- Requirements -
Each line below must be set down exactly; omit any image you find.
*****
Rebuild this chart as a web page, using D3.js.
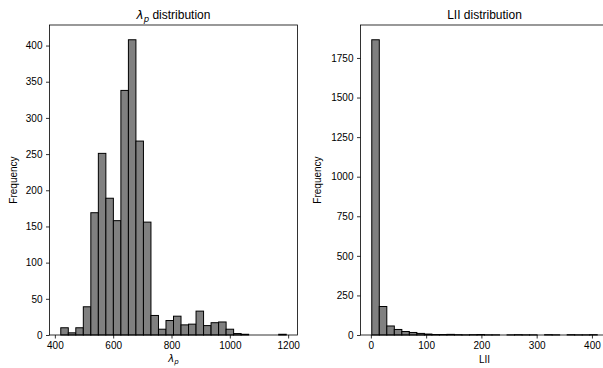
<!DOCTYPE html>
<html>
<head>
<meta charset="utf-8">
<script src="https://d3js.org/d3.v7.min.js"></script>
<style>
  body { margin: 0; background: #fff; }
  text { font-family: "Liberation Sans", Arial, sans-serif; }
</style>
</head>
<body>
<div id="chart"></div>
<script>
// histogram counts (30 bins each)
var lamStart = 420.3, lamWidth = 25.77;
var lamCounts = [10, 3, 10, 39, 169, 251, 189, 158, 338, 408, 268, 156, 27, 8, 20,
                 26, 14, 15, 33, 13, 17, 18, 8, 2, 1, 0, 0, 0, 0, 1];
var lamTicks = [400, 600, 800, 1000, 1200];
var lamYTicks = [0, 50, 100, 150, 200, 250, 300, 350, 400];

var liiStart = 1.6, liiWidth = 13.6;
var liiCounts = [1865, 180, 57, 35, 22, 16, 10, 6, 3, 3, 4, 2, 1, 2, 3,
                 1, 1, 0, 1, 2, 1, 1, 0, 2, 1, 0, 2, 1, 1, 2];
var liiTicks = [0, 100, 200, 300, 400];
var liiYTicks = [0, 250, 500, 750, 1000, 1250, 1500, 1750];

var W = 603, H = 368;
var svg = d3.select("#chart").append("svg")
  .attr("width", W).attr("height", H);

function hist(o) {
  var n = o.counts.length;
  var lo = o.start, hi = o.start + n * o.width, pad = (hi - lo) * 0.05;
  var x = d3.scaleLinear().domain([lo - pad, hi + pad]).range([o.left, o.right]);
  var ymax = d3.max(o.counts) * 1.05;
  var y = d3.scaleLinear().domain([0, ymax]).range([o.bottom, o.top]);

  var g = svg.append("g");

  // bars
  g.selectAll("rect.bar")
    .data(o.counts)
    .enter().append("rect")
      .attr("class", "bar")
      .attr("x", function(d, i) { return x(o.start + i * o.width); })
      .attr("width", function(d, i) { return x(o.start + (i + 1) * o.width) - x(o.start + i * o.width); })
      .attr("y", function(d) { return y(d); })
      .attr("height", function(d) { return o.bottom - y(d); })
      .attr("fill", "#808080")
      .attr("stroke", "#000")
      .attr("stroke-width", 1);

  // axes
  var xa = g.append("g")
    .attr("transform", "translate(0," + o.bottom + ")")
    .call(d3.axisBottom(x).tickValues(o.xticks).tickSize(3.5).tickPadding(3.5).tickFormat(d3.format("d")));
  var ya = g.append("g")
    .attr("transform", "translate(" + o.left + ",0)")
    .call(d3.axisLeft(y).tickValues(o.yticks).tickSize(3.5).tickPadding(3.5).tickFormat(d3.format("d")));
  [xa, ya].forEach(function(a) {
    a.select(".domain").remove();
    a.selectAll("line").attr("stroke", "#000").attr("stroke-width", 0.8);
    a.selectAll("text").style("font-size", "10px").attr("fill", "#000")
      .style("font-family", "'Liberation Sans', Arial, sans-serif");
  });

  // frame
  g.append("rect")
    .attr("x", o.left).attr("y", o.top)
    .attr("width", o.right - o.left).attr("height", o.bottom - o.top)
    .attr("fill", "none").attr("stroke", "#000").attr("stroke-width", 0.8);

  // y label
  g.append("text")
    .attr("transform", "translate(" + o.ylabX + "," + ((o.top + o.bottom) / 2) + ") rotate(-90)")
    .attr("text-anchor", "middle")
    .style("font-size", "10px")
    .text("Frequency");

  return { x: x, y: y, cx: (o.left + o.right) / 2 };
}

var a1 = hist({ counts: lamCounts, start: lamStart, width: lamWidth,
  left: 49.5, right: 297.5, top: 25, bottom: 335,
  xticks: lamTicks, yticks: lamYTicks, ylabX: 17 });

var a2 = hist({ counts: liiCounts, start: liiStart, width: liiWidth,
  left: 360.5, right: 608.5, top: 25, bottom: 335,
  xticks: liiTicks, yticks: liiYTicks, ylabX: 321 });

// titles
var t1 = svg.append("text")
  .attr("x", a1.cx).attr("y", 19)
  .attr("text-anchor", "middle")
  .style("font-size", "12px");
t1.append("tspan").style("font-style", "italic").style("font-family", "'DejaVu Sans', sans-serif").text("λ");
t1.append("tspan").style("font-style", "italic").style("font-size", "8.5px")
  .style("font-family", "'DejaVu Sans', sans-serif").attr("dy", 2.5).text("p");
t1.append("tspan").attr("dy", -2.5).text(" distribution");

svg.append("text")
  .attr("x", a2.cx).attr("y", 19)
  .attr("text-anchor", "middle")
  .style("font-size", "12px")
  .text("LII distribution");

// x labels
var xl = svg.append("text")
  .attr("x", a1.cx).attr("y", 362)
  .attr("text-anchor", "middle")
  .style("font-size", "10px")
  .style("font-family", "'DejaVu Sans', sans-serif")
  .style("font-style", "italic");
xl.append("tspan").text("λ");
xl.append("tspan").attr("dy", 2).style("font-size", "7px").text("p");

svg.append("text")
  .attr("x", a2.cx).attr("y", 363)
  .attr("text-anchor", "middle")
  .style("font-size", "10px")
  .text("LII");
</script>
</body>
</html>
*****
- Completed task -
Rebuild this chart as a web page, using D3.js.
<!DOCTYPE html>
<html>
<head>
<meta charset="utf-8">
<script src="https://d3js.org/d3.v7.min.js"></script>
<style>
  body { margin: 0; background: #fff; }
  text { font-family: "Liberation Sans", Arial, sans-serif; }
</style>
</head>
<body>
<div id="chart"></div>
<script>
// histogram counts (30 bins each)
var lamStart = 420.3, lamWidth = 25.77;
var lamCounts = [10, 3, 10, 39, 169, 251, 189, 158, 338, 408, 268, 156, 27, 8, 20,
                 26, 14, 15, 33, 13, 17, 18, 8, 2, 1, 0, 0, 0, 0, 1];
var lamTicks = [400, 600, 800, 1000, 1200];
var lamYTicks = [0, 50, 100, 150, 200, 250, 300, 350, 400];

var liiStart = 1.6, liiWidth = 13.6;
var liiCounts = [1865, 180, 57, 35, 22, 16, 10, 6, 3, 3, 4, 2, 1, 2, 3,
                 1, 1, 0, 1, 2, 1, 1, 0, 2, 1, 0, 2, 1, 1, 2];
var liiTicks = [0, 100, 200, 300, 400];
var liiYTicks = [0, 250, 500, 750, 1000, 1250, 1500, 1750];

var W = 603, H = 368;
var svg = d3.select("#chart").append("svg")
  .attr("width", W).attr("height", H);

function hist(o) {
  var n = o.counts.length;
  var lo = o.start, hi = o.start + n * o.width, pad = (hi - lo) * 0.05;
  var x = d3.scaleLinear().domain([lo - pad, hi + pad]).range([o.left, o.right]);
  var ymax = d3.max(o.counts) * 1.05;
  var y = d3.scaleLinear().domain([0, ymax]).range([o.bottom, o.top]);

  var g = svg.append("g");

  // bars
  g.selectAll("rect.bar")
    .data(o.counts)
    .enter().append("rect")
      .attr("class", "bar")
      .attr("x", function(d, i) { return x(o.start + i * o.width); })
      .attr("width", function(d, i) { return x(o.start + (i + 1) * o.width) - x(o.start + i * o.width); })
      .attr("y", function(d) { return y(d); })
      .attr("height", function(d) { return o.bottom - y(d); })
      .attr("fill", "#808080")
      .attr("stroke", "#000")
      .attr("stroke-width", 1);

  // axes
  var xa = g.append("g")
    .attr("transform", "translate(0," + o.bottom + ")")
    .call(d3.axisBottom(x).tickValues(o.xticks).tickSize(3.5).tickPadding(3.5).tickFormat(d3.format("d")));
  var ya = g.append("g")
    .attr("transform", "translate(" + o.left + ",0)")
    .call(d3.axisLeft(y).tickValues(o.yticks).tickSize(3.5).tickPadding(3.5).tickFormat(d3.format("d")));
  [xa, ya].forEach(function(a) {
    a.select(".domain").remove();
    a.selectAll("line").attr("stroke", "#000").attr("stroke-width", 0.8);
    a.selectAll("text").style("font-size", "10px").attr("fill", "#000")
      .style("font-family", "'Liberation Sans', Arial, sans-serif");
  });

  // frame
  g.append("rect")
    .attr("x", o.left).attr("y", o.top)
    .attr("width", o.right - o.left).attr("height", o.bottom - o.top)
    .attr("fill", "none").attr("stroke", "#000").attr("stroke-width", 0.8);

  // y label
  g.append("text")
    .attr("transform", "translate(" + o.ylabX + "," + ((o.top + o.bottom) / 2) + ") rotate(-90)")
    .attr("text-anchor", "middle")
    .style("font-size", "10px")
    .text("Frequency");

  return { x: x, y: y, cx: (o.left + o.right) / 2 };
}

var a1 = hist({ counts: lamCounts, start: lamStart, width: lamWidth,
  left: 49.5, right: 297.5, top: 25, bottom: 335,
  xticks: lamTicks, yticks: lamYTicks, ylabX: 17 });

var a2 = hist({ counts: liiCounts, start: liiStart, width: liiWidth,
  left: 360.5, right: 608.5, top: 25, bottom: 335,
  xticks: liiTicks, yticks: liiYTicks, ylabX: 321 });

// titles
var t1 = svg.append("text")
  .attr("x", a1.cx).attr("y", 19)
  .attr("text-anchor", "middle")
  .style("font-size", "12px");
t1.append("tspan").style("font-style", "italic").style("font-family", "'DejaVu Sans', sans-serif").text("λ");
t1.append("tspan").style("font-style", "italic").style("font-size", "8.5px")
  .style("font-family", "'DejaVu Sans', sans-serif").attr("dy", 2.5).text("p");
t1.append("tspan").attr("dy", -2.5).text(" distribution");

svg.append("text")
  .attr("x", a2.cx).attr("y", 19)
  .attr("text-anchor", "middle")
  .style("font-size", "12px")
  .text("LII distribution");

// x labels
var xl = svg.append("text")
  .attr("x", a1.cx).attr("y", 362)
  .attr("text-anchor", "middle")
  .style("font-size", "10px")
  .style("font-family", "'DejaVu Sans', sans-serif")
  .style("font-style", "italic");
xl.append("tspan").text("λ");
xl.append("tspan").attr("dy", 2).style("font-size", "7px").text("p");

svg.append("text")
  .attr("x", a2.cx).attr("y", 363)
  .attr("text-anchor", "middle")
  .style("font-size", "10px")
  .text("LII");
</script>
</body>
</html>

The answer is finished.